His latest solo album, Yin Yang, was recently nominated for a Grammy in the category of Best Contemporary Jazz Performance. It is the only album on an independent label to be nominated in the category. Victor took time out of his busy schedule to speak to Jambands.com this past week from Los Angeles.

JW: So you first learned to play the bass when you were three years old?

VW: Yeah it was somewhere around that time. I was about three years old, learning from my brothers how to play.

JW: Regi taught you, right?

VW: Yeah, my oldest brother Regi, guitar player, he started teaching me. They started teaching me the musical language when I was actually younger than that, but when I was about three years old is when they actually put the instrument in my hands and started teaching me the notes.

JW: They do say that the human brain is a lot more malleable at that age. It’s much easier for children to learn other languages. Do you think music just became part of your vocabulary?

VW: Definitely. Definitely, your mind is just open. You know? You can learn anything at that age. Your mind is open and it was just like learning another language. It was identical to learning another language.

JW: And then you were gigging regularly by the age of eight?

VW: Well, it was actually when I was five. When I was about five or six my parents started booking gigs for us.

JW: (laughs)

VW: We were living in California at the time. Before, when I was first learning to play the music, we were in Hawaii, but then we had moved to California. We started playing out, first at rec. centers and then some clubs. Then I think I was five years old when we were doing some dates opening for Curtis Mayfield and we did at least one date opening for the band, War at the Oakland Coliseum.

JW: Now that’s pretty incredible for a band of kids to be getting those gigs. Did your parents have some kind of entertainment background or connections to get you those gigs?

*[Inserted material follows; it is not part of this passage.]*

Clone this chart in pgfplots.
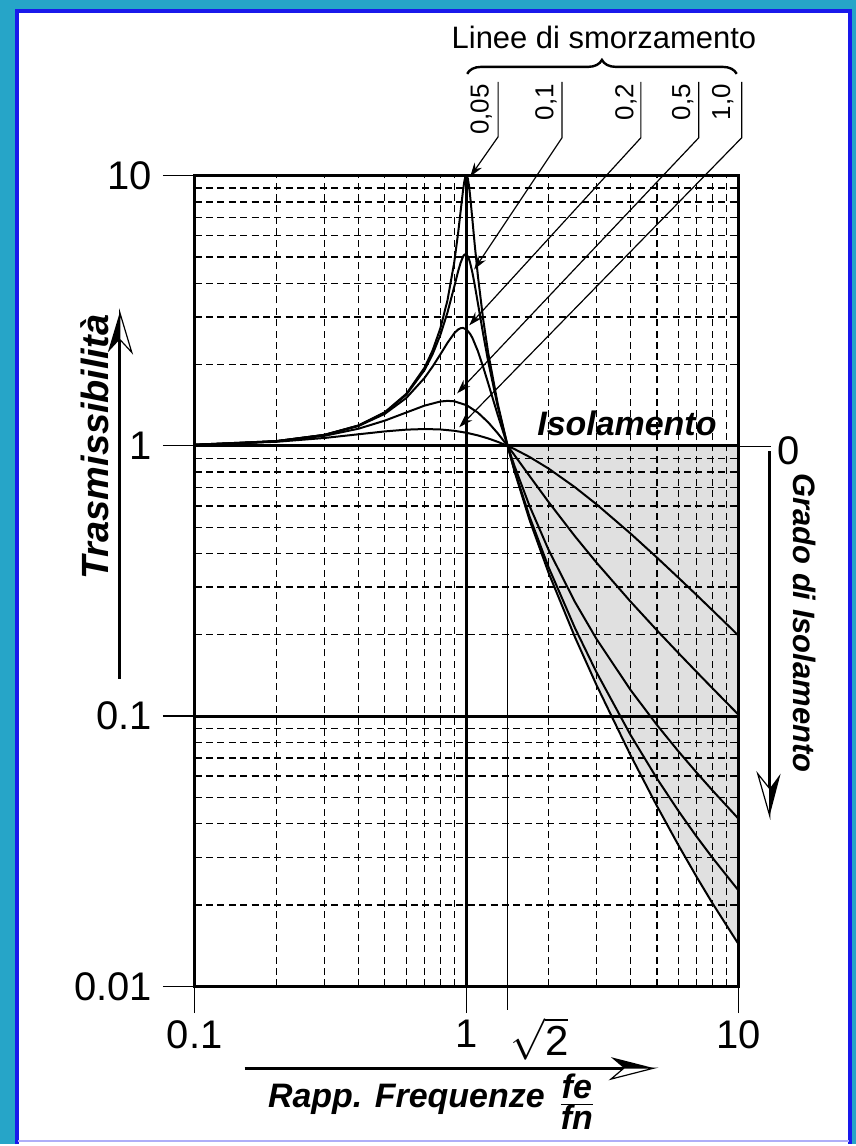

VW: No, none at all. My parents are the kind of people that will do whatever it is that they want to do. If something in the house is broken, they figure out how to fix it, because they figure if someone else can fix it, they can too and they’re right about that. So they would call venues and book us gigs and after a while the word started getting out and people would start calling us for gigs.

JW: Do you remember what age you were when you realized that conventional bass playing just wouldn’t cut it for you?

VW: No, I don’t think I’ve ever really thought about it that way. It’s sort of like when you learn how to talk, you talk with your own voice, whether you realize it or not. It’s not like when you’re a kid, you’re saying, ‘you know, my voice is gonna be different than anyone else’s.’ It just happens that way and I believe a lot of it is because I started at such an early age.

When you’re playing at a really early age, you do things your own way and you don’t even have to think about it as much. So I believe that’s the way it was for me. I wasn’t even thinking about it. The way it really happened was the fact that my brothers all played different instruments and I was learning all the different things they do on their instruments. I was learning that stuff and applying it to the bass. That’s what really got me into the different things. That’s how I got into two-hand tapping, because that’s how my brother played keyboards, with two hands. So it made sense to me to try that on the bass. My brother Regi used his guitar pick in an up and down manner and he showed me how to use the exact same thing, but just using my thumb on the bass. So that all just kind of made sense at an early age.

JW: I know you apply a lot of the same techniques that drummers use, or trumpet players or flamenco guitarists to your bass.

VW: Definitely, but it just made sense to me at that time. When I was young, eight, nine and ten, still developing the bass, it made sense to try these techniques that were working so well for my brothers on their instruments.